__Problem details__
Exactly the lines from the one containing "Write a LaTeX" through the one containing "(219.65pt,179.7pt) -- (219.65pt,-40pt);" are to be returned, please, without any pictures.

[Rows from a dataset of charts and code]

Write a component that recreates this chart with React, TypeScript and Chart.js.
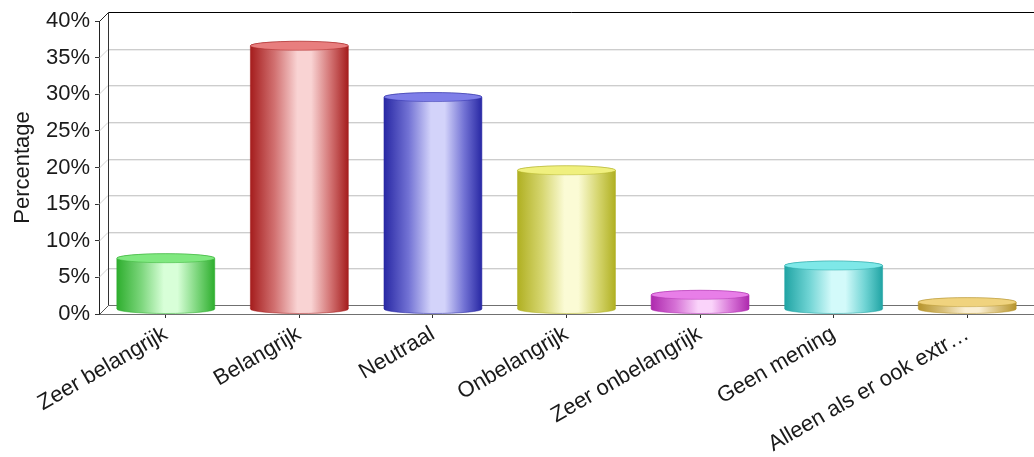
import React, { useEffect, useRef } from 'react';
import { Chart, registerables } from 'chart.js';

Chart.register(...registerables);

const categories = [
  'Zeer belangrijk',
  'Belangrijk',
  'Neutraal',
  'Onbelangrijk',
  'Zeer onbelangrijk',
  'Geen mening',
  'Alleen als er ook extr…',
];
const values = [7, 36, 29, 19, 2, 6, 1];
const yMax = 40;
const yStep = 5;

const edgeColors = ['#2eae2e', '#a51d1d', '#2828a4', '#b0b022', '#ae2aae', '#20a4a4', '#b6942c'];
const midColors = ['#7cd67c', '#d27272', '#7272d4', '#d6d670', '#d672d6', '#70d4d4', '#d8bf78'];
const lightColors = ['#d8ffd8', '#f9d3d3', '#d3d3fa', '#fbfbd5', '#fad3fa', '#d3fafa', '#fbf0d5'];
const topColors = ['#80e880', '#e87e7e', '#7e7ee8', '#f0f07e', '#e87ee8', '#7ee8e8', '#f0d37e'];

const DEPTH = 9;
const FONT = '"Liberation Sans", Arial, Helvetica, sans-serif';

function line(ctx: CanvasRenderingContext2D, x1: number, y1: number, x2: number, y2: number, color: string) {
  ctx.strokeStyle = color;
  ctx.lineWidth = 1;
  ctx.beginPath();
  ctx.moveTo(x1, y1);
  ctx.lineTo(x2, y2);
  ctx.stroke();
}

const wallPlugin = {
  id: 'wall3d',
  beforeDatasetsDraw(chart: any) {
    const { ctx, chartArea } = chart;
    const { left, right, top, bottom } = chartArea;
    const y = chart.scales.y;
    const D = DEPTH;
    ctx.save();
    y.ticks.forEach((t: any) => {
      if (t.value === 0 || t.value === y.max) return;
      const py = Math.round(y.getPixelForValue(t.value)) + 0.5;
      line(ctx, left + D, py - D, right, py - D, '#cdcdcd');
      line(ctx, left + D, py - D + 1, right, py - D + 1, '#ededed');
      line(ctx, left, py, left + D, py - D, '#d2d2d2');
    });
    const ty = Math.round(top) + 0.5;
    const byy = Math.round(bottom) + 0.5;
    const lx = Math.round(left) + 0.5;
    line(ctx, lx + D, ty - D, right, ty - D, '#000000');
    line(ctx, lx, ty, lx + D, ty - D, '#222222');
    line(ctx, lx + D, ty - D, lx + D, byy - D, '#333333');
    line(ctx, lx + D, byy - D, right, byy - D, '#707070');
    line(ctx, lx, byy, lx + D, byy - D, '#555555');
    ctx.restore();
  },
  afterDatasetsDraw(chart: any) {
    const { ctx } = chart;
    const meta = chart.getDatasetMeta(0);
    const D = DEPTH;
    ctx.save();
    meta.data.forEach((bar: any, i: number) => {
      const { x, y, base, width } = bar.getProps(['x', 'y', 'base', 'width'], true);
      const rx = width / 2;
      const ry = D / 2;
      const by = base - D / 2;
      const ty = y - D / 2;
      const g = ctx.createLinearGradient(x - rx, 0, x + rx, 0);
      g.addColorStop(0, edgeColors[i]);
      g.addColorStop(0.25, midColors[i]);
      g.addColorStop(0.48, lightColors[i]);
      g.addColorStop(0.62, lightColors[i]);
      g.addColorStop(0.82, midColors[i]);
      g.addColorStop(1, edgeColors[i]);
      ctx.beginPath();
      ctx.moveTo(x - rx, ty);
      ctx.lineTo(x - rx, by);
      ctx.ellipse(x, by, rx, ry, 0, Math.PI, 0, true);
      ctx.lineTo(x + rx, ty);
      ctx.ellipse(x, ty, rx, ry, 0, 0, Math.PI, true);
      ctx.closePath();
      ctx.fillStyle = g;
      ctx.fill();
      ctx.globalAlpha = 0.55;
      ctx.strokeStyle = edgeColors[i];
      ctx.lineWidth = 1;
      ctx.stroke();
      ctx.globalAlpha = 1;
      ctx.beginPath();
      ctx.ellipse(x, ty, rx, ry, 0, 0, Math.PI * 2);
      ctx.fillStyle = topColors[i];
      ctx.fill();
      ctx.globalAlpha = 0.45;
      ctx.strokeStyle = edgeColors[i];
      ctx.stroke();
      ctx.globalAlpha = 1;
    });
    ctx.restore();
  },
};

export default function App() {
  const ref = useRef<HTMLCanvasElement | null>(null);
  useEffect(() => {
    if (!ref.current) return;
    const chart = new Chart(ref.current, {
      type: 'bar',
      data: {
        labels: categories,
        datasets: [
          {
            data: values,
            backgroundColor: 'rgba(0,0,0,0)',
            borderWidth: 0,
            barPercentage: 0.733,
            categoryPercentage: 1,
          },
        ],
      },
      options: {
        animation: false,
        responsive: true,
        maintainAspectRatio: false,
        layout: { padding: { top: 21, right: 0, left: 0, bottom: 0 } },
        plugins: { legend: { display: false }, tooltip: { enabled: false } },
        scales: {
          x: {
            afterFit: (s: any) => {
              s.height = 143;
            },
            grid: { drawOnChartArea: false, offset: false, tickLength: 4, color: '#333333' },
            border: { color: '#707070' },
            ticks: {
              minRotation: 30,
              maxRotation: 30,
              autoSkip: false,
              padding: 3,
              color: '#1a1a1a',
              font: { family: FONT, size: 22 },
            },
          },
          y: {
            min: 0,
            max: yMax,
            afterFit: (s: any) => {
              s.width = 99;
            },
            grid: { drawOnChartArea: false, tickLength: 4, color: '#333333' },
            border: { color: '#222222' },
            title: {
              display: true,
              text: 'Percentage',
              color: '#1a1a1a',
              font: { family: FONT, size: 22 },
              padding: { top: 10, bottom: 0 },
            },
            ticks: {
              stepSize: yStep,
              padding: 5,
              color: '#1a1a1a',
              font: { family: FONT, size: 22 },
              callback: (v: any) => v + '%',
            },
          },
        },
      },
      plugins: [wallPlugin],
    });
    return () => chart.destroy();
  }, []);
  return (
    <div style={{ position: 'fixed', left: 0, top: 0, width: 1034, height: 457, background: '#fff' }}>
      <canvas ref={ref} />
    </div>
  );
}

==

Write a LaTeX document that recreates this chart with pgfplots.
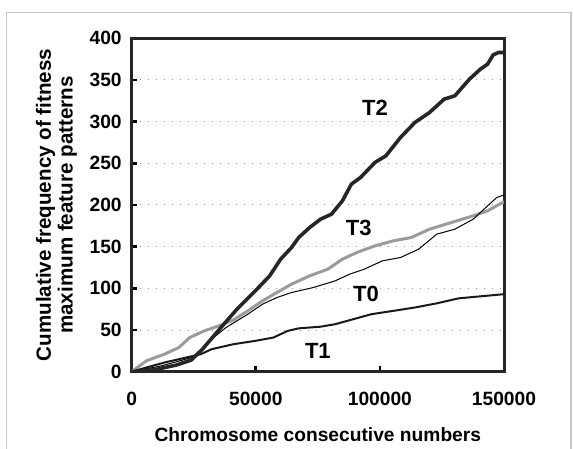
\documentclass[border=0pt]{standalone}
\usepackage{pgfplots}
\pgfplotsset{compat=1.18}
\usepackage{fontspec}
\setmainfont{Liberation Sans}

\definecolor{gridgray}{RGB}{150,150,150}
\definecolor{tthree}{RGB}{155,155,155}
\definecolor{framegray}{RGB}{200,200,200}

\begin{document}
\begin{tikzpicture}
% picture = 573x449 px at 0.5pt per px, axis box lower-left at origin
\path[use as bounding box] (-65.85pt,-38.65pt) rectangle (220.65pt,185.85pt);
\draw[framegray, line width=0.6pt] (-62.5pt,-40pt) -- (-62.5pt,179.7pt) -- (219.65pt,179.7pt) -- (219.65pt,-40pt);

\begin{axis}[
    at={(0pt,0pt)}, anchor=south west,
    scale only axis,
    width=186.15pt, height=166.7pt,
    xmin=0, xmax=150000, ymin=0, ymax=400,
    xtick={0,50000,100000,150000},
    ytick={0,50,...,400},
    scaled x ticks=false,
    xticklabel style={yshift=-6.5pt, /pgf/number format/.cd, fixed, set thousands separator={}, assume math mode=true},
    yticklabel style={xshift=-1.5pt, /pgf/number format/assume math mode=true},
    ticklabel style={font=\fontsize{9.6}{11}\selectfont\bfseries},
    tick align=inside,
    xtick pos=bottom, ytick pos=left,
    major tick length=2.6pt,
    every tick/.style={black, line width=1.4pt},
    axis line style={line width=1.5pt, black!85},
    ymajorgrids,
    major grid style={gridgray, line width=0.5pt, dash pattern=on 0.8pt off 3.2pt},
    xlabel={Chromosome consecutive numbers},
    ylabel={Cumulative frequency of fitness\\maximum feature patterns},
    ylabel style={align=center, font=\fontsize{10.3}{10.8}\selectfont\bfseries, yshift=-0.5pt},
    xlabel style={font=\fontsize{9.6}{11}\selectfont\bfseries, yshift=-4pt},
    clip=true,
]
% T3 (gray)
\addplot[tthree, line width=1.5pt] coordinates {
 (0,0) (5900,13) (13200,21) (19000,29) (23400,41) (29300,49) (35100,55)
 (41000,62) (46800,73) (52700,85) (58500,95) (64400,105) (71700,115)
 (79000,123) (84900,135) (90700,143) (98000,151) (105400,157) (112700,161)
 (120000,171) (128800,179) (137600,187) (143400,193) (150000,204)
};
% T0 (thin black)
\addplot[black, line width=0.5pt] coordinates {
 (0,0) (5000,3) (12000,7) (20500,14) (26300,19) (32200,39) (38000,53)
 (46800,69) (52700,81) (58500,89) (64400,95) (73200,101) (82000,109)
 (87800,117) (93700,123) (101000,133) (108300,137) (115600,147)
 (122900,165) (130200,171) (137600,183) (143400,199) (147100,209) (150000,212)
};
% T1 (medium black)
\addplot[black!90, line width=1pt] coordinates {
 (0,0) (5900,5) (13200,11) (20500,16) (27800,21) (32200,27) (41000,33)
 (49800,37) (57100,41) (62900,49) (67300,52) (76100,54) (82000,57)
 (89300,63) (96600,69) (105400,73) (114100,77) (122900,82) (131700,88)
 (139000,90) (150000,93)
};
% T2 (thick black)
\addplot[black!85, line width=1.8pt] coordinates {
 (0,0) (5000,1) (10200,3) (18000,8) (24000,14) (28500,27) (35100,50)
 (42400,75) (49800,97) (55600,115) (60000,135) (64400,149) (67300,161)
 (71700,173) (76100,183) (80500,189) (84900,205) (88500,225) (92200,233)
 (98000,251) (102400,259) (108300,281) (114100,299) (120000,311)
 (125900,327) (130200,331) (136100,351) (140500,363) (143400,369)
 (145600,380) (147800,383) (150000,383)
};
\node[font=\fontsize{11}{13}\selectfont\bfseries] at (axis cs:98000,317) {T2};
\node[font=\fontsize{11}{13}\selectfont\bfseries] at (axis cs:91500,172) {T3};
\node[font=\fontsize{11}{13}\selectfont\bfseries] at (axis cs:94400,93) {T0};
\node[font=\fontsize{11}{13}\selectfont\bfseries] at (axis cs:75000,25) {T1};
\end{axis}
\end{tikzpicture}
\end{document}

---

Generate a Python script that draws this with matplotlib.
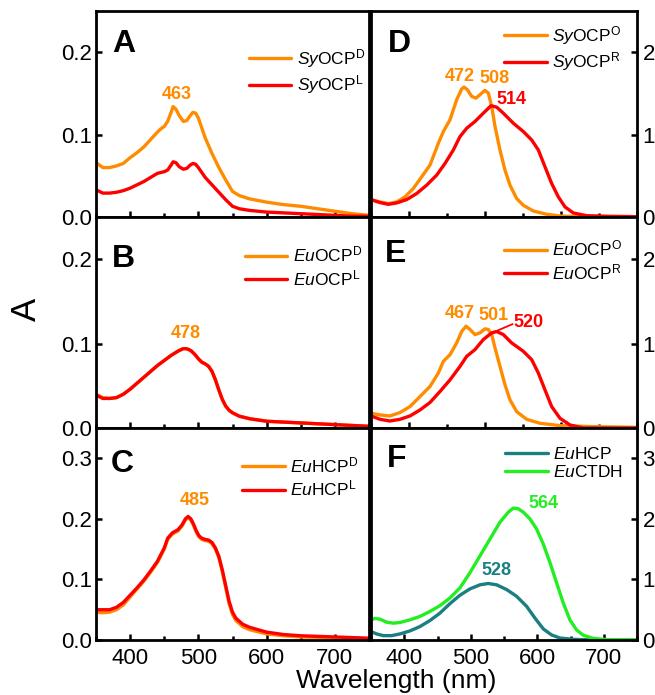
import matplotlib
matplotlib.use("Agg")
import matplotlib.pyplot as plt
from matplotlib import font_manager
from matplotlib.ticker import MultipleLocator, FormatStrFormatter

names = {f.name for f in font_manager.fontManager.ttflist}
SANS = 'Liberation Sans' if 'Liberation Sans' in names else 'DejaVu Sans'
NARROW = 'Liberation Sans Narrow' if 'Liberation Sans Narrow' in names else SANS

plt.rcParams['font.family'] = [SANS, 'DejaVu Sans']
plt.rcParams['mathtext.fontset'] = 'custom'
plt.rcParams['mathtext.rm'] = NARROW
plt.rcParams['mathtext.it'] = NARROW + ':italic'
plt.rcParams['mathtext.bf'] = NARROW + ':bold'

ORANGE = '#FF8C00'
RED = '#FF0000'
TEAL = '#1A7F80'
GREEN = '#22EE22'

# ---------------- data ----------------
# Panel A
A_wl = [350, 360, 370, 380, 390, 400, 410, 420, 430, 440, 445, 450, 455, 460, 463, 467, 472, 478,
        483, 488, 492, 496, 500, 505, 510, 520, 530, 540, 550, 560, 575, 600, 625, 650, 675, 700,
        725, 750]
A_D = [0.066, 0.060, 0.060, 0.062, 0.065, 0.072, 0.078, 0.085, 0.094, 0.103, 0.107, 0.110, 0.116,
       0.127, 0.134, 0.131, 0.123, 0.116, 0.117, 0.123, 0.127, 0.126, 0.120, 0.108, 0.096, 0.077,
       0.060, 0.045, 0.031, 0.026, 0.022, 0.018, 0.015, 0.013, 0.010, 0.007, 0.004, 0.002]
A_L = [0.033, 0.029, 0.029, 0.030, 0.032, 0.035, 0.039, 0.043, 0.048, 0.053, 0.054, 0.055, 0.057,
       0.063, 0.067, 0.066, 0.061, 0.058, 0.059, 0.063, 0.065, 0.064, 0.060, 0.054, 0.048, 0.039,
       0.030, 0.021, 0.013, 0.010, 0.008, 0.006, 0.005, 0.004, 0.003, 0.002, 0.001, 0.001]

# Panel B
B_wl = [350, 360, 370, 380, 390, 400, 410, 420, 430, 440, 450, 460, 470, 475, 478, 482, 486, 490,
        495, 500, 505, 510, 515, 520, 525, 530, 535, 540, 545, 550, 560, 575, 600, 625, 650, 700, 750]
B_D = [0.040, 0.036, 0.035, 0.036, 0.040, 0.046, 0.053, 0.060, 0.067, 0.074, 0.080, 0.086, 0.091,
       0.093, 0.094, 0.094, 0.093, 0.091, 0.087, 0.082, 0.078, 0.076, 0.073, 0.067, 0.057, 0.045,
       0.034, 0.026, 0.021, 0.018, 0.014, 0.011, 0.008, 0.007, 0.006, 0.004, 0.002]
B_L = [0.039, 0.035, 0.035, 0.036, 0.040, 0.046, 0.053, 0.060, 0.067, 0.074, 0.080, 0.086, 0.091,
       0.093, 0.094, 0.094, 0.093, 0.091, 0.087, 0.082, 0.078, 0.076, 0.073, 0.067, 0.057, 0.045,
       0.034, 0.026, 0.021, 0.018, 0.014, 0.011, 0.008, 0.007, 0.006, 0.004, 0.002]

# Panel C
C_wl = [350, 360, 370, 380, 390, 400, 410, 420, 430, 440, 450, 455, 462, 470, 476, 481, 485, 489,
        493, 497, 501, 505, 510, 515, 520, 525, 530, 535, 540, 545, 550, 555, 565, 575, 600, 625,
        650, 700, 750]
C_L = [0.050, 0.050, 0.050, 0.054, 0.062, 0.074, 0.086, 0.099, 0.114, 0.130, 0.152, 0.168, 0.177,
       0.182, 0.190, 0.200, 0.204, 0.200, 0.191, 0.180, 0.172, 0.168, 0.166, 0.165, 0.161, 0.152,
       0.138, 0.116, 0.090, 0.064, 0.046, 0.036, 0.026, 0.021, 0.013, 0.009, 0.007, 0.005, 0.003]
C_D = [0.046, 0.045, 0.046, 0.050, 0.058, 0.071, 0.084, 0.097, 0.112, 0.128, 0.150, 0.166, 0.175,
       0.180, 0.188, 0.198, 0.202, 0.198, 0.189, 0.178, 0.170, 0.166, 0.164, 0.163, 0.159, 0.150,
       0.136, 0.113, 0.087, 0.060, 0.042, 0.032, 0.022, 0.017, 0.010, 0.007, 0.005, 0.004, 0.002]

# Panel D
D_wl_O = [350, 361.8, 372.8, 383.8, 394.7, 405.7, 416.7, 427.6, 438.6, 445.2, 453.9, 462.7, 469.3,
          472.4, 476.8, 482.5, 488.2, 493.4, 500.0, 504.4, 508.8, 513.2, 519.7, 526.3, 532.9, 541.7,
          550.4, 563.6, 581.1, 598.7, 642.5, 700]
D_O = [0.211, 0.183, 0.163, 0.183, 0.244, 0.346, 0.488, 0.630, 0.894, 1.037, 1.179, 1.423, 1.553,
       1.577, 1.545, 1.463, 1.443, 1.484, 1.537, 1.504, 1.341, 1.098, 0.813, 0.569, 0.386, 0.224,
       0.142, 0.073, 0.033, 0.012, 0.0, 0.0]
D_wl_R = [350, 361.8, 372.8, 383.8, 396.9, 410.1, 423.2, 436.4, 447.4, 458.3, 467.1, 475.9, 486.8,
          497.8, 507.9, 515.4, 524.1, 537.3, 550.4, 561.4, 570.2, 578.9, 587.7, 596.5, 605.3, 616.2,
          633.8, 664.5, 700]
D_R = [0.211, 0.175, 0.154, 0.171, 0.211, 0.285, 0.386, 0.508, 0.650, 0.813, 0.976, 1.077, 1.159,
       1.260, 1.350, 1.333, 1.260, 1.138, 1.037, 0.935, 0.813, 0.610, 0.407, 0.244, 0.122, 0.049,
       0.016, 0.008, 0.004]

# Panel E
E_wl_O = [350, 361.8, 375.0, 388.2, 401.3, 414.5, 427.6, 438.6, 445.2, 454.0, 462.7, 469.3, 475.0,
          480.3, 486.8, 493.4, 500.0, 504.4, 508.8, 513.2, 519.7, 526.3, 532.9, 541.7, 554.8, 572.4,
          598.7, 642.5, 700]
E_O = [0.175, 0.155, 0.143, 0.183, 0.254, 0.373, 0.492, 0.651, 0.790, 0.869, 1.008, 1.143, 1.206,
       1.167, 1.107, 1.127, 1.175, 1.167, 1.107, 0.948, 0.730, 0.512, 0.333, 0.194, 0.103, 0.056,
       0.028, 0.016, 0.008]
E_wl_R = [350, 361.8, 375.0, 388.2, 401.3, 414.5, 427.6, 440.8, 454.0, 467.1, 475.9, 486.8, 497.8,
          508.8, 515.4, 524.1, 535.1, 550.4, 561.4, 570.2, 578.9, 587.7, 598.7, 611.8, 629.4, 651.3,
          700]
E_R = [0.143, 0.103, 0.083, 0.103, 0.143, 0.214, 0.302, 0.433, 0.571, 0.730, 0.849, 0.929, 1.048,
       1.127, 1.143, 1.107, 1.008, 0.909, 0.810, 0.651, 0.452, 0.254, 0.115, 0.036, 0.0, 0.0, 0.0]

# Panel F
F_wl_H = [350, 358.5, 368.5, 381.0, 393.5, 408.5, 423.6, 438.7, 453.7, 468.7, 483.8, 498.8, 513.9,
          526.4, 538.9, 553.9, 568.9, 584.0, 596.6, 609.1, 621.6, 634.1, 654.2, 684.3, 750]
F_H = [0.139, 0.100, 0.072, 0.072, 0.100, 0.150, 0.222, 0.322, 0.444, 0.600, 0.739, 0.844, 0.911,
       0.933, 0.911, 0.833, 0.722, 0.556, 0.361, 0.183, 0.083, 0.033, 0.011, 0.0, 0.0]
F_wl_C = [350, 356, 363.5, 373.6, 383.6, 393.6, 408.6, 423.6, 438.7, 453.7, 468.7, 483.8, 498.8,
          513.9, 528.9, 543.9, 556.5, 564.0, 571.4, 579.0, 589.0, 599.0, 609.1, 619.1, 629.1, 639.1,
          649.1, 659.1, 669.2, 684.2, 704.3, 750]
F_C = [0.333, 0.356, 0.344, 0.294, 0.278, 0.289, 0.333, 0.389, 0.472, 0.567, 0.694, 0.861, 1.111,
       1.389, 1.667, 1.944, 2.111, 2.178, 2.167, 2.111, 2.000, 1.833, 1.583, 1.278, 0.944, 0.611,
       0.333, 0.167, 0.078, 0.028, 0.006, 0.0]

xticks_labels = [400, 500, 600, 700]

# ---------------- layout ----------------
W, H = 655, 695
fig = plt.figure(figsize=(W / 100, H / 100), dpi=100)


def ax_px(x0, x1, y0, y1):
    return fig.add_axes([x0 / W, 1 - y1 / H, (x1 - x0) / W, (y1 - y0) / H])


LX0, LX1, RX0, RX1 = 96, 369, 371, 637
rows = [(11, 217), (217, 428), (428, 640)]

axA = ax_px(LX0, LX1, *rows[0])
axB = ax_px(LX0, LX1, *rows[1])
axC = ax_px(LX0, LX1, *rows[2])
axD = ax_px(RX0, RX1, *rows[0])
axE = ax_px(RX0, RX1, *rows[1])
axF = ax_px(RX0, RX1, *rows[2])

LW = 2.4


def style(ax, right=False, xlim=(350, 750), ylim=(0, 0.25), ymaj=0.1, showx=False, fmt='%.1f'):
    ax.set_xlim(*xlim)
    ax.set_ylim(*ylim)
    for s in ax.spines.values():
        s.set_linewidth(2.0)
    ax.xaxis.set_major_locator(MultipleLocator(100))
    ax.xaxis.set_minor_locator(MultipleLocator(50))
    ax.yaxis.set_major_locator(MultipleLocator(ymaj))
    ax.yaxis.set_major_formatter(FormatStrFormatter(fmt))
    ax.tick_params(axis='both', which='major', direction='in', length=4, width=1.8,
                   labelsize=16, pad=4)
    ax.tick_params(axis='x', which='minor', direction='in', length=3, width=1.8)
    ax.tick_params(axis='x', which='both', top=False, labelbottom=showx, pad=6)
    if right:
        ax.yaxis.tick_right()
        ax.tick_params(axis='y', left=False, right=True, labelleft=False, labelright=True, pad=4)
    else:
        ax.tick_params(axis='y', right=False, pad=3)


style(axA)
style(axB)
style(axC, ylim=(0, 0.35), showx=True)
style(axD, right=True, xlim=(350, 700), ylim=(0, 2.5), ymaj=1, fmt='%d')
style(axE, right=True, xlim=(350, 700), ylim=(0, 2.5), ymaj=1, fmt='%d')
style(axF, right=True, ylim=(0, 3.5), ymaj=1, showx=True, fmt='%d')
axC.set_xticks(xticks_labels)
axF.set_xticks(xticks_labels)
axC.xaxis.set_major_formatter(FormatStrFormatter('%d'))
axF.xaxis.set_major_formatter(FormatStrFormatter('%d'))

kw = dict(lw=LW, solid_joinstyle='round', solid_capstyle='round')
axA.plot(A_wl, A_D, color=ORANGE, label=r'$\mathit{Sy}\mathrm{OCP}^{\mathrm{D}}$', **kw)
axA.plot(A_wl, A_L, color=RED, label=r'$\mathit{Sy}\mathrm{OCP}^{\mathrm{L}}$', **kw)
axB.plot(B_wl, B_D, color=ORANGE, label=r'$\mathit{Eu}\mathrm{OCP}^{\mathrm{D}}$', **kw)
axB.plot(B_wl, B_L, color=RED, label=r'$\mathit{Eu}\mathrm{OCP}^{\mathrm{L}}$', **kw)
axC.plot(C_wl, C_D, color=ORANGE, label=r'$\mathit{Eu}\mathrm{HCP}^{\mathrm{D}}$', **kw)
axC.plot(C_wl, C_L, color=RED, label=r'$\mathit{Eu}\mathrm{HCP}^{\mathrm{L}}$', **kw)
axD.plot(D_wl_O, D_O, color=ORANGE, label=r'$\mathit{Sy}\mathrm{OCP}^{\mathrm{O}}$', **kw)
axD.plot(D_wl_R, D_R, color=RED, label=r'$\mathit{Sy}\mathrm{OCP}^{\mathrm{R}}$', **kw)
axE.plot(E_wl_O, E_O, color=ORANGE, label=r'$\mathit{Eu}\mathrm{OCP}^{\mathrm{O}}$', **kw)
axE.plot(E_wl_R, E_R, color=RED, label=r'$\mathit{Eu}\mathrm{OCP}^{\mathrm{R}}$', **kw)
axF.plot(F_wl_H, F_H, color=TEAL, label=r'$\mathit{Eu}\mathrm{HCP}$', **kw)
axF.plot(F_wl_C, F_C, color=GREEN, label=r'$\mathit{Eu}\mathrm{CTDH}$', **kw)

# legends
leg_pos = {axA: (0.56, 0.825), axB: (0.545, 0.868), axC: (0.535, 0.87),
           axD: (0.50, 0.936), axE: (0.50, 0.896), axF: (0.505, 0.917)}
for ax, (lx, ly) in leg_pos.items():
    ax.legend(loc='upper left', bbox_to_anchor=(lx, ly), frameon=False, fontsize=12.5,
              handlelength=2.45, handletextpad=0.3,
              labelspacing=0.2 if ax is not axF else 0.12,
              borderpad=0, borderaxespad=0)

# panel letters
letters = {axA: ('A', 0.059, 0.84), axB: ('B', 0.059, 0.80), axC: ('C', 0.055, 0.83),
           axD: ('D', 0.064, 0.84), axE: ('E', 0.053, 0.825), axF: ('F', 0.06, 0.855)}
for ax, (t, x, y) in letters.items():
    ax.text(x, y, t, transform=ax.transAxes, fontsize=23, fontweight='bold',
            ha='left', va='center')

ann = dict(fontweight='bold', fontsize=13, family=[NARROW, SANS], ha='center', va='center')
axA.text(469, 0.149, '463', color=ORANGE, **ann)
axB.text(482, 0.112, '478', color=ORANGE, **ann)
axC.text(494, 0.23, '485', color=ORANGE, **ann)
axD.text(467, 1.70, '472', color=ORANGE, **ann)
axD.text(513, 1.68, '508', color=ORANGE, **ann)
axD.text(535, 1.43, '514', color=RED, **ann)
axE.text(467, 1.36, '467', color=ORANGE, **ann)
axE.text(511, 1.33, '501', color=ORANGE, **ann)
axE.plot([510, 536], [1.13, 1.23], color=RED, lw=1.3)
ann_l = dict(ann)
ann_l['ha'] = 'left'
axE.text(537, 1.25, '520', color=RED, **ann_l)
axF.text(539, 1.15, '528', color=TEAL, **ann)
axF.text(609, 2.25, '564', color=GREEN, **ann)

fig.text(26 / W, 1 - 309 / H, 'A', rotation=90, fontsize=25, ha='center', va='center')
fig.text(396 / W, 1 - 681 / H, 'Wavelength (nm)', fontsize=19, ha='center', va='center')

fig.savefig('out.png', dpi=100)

__Correct answer__
Write a LaTeX document that recreates this chart with pgfplots.
\documentclass[border=0pt]{standalone}
\usepackage{pgfplots}
\pgfplotsset{compat=1.18}
\usepackage{fontspec}
\setmainfont{Liberation Sans}

\definecolor{gridgray}{RGB}{150,150,150}
\definecolor{tthree}{RGB}{155,155,155}
\definecolor{framegray}{RGB}{200,200,200}

\begin{document}
\begin{tikzpicture}
% picture = 573x449 px at 0.5pt per px, axis box lower-left at origin
\path[use as bounding box] (-65.85pt,-38.65pt) rectangle (220.65pt,185.85pt);
\draw[framegray, line width=0.6pt] (-62.5pt,-40pt) -- (-62.5pt,179.7pt) -- (219.65pt,179.7pt) -- (219.65pt,-40pt);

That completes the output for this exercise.